For the most part, this is what Samsung has delivered with its newest flagship.
Such a reductionist approach is also helpful when considering the GS5, or really any device from Samsung, which since the debut of Galaxy S II has been making clear its belief that more is more. On the S5, there are two apps for opening videos, two apps for storing photos and two apps that will listen to your voice commands. And these come in addition to the countless shortcuts to things for which button-based access already exists.
Sometimes, though, more is a good thing.
The rear camera, for example, is now 16 megapixels, up from 13 on the GS4, and it's a bright spot on this device. The camera captures rich, saturated color and artfully handles gradation of light, particularly in outdoor afternoon light (though on the perfectly lit floor of the New York International Auto Show, it also captured some stunners).
Samsung has, of course, also packed a variety of features around the camera, most of which are welcome. There are filters (but also "effects," and buttons for adjusting temperature, hue, the individual colors in an image and more) an easy-to-use video-trimming editor, the ability to snap photos while taking video, Selective Focus, which lets you blur the background, and even the ability to fast-forward a video by swiping on it while it's playing.
On the connectivity front, the GS5 includes what Samsung calls a Download Booster—technology that lets users activate Long Term Evolution (LTE) and WiFi simultaneously, for an "unrivaled" experience. While I didn't do side-by-side tests with other phones, neither did such a need occur to me while I was using the GS5, which hopped to attention, no matter how many apps were open or what I was asking it to do.
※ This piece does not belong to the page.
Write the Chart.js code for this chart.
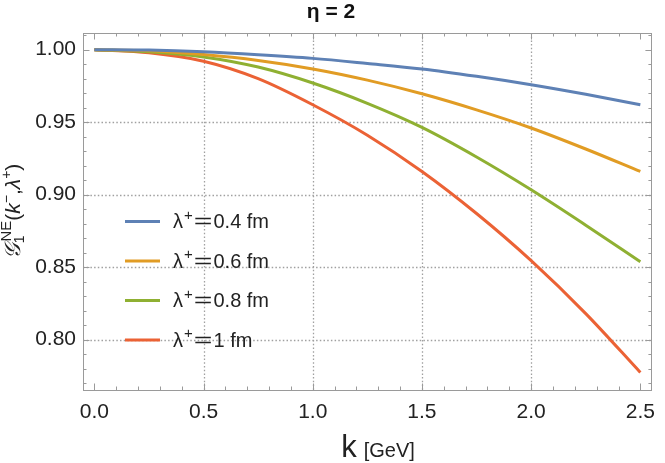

Samsung introduced two new smartwatches and a fitness band alongside the GS5, and the four share many of the same features, including fitness-focused apps, a pedometer and a heart-rate monitor. It's understandable that these were included in the phone—not every GS5 user will buy a Galaxy Gear smartwatch—but using them on the phone made it clear that where they belong is in the watches and fitness band.
The GS5 is too big to hold while running farther than from one room to the next, and there's no chance of its fitting into the little back-of-the-calf pocket women's workout pants often include, for the sake of a key or an ID (though I have managed to shove an iPhone 5S in such a pocket).
Maybe apps like the RunKeeper or the Workout Trainer will inspire more users to get moving, which is good, but it's all less fun if it's not tied in real time to the bells and whistles on the phone. As a workout partner, the GS5 may be best when used to cue up music and then shoved into the cup holder of a treadmill. (And in that instance, you could stop to check your pulse.)
Whether Samsung succeeded on the design front is arguably subjective, but I'm inclined to believe that most people will agree that the ridged plastic—doing an impersonation of metal—that outlines the device looks kind of cheap, and that it's a bummer that the facade of the GS5 looks so much like that of the GS4.